• Task requirements
Note how many lines hold the string "this" and give that number without any other words.

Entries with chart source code
####################

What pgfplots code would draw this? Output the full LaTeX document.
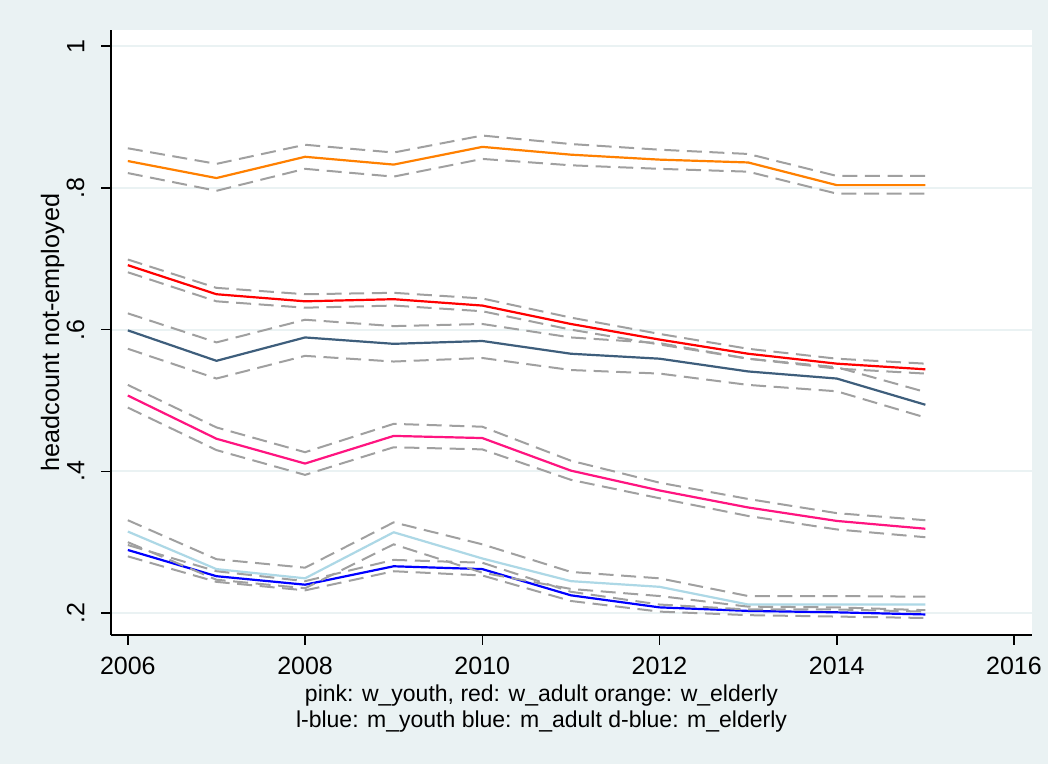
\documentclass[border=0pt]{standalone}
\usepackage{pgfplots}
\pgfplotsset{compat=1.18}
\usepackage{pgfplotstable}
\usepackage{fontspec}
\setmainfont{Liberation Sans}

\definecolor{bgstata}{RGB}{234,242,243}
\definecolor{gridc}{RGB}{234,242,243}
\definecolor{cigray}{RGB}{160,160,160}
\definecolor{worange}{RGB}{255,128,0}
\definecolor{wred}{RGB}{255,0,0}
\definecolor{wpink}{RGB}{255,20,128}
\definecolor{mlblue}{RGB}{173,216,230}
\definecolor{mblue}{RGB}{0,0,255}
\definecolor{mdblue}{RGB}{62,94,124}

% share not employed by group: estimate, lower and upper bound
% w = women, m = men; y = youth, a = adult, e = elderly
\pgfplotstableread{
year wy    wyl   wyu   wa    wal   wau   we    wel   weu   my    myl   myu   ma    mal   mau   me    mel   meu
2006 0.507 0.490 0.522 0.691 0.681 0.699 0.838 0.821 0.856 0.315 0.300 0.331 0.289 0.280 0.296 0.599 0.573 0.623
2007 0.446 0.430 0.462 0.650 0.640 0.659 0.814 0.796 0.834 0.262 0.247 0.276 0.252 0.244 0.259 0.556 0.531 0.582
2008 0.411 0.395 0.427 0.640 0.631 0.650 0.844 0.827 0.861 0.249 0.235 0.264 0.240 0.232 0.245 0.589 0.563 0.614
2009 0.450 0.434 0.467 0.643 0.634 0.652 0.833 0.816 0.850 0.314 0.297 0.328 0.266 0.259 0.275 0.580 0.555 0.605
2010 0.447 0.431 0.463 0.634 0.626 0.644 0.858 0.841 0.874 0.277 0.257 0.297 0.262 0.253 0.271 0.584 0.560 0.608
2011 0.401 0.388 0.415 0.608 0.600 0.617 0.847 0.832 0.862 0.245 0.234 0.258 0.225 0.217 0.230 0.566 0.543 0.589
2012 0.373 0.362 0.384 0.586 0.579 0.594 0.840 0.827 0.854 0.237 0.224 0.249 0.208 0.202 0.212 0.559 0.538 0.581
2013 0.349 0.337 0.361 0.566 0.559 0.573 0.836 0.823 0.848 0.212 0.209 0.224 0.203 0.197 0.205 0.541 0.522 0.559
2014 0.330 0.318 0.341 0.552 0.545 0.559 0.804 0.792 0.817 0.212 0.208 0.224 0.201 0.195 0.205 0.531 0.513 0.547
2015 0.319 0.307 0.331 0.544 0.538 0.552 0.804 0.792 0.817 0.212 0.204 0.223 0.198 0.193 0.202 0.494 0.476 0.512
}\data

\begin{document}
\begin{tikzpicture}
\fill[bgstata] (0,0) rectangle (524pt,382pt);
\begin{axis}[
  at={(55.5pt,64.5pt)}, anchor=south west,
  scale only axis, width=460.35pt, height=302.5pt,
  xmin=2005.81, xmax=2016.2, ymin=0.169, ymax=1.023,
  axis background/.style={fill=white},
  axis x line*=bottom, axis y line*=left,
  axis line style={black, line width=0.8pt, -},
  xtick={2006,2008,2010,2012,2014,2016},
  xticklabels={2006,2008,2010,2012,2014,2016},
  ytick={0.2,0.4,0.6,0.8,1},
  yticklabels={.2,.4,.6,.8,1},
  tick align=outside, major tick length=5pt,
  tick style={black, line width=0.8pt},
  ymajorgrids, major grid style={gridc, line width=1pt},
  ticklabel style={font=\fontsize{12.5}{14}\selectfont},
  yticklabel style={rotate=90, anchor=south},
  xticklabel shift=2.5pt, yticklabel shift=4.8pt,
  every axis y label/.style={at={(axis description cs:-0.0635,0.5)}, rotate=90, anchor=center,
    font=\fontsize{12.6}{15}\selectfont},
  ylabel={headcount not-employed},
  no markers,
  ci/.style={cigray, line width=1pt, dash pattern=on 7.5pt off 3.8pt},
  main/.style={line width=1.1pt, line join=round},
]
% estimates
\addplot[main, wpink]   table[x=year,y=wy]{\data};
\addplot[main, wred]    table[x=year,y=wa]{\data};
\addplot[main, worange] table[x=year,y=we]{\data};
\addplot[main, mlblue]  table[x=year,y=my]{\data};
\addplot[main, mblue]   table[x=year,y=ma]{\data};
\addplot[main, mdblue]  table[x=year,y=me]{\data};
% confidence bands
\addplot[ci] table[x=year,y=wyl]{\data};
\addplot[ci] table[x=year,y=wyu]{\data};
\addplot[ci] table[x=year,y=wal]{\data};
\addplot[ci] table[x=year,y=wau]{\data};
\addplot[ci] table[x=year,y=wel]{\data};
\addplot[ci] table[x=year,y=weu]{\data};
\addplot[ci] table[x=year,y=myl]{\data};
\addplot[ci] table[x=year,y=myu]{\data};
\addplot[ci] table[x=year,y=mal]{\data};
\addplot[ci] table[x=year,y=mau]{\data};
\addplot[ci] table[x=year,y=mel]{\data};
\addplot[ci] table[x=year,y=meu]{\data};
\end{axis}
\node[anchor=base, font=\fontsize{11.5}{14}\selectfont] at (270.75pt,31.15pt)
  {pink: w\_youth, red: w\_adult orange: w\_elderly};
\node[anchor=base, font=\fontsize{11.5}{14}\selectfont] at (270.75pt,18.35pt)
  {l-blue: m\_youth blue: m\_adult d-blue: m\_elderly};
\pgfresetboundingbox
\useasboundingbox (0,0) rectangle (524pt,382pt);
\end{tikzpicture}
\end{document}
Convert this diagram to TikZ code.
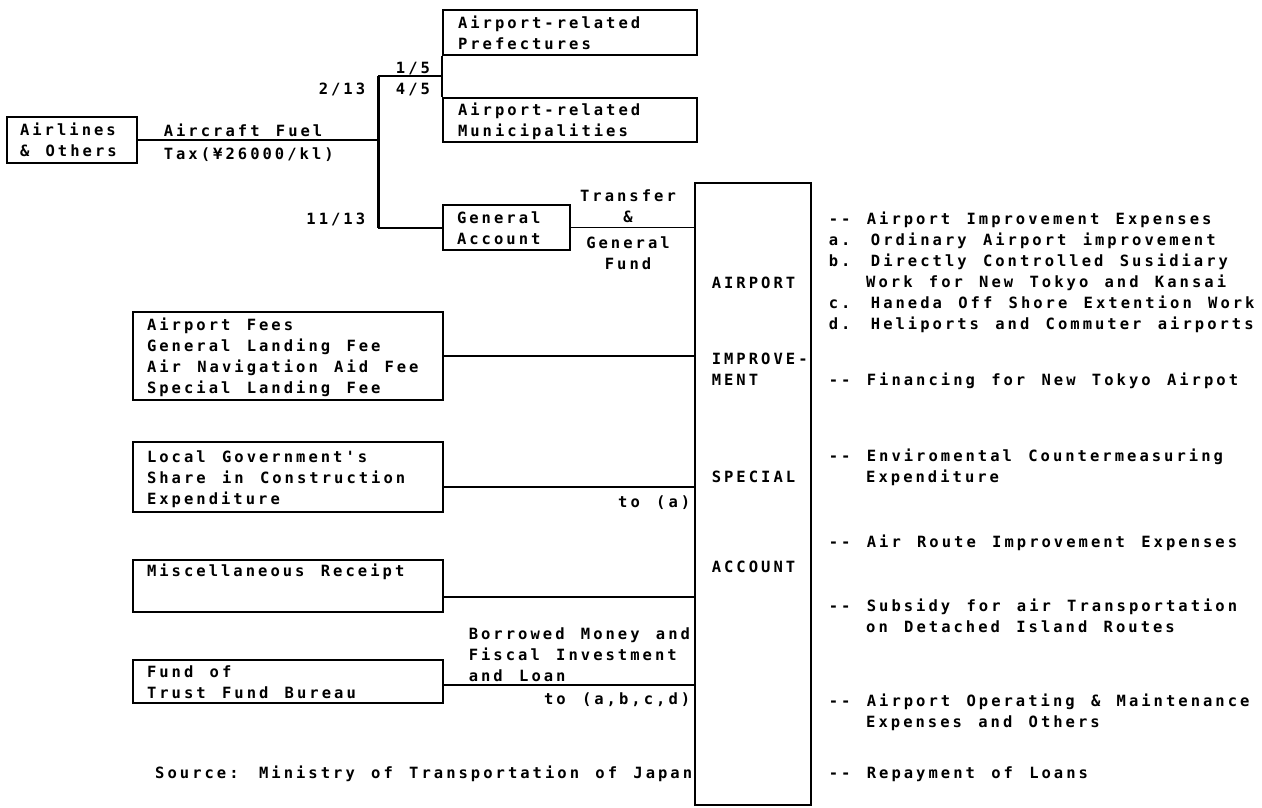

####################

• Result
2